I could probably do that - would be fun. But it'd be a problem if I got manic - I'd never stop talking to them and I'd probably start following them around the shop so we could chat some more.

My wife has that problem now but she's sort of used to it. :roll


----------



## SilentLyric (Aug 20, 2012)

sounds like a social anxiety nightmare. good luck.


----------



## Small Talkward (Oct 5, 2020)

This sounds like a great exposure exercise. I love the idea.


----------



## Cool Ice Dude55 (Jan 7, 2014)

Wow, that will be really testing.

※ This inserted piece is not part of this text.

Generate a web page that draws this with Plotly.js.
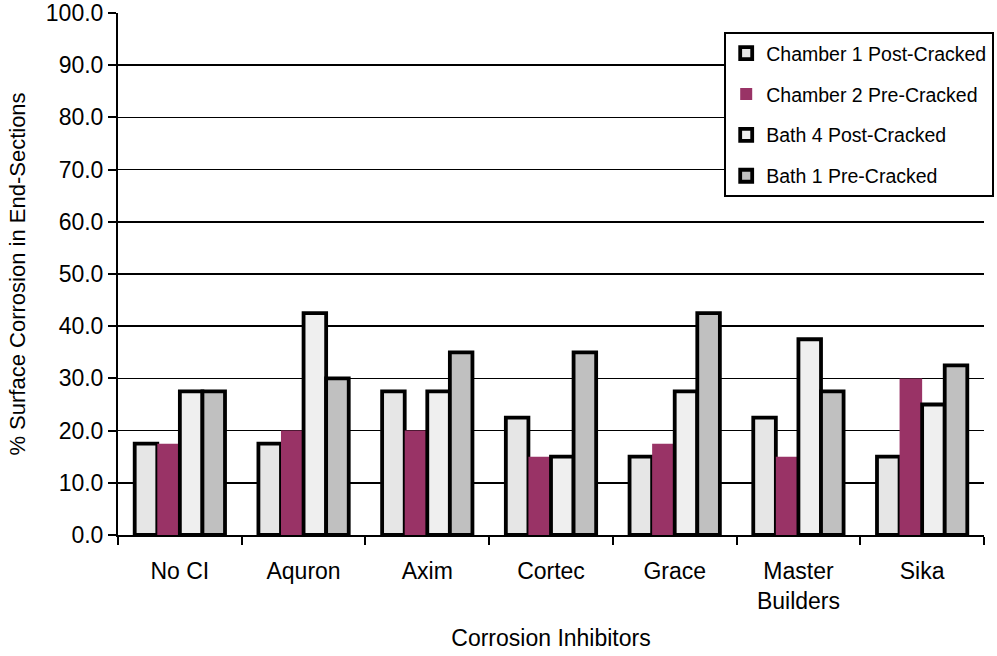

Good luck.


----------



## Harrysalvatore1989 (Oct 27, 2020)

Working with people seems to me to be one of the most difficult jobs. One person can cheer you up, while the other just humiliate you and your day will be ruined. Hope you meet the first type more often. good luck!


----------



## Fun Spirit (Mar 5, 2014)

So that is great. Good for you. I wish I could do what you did. It seem like a good/easy job for people with SA. But.....then again you have to greet people. :teeth My problem is I don't talk. Then there is customer service skills. 


 Keep it up 



Sent from Nelly's iphone using Tapatalk


----------



## Fixxer (Jul 12, 2011)

Hope you still have that job or anyway, that things worked out for you.


----------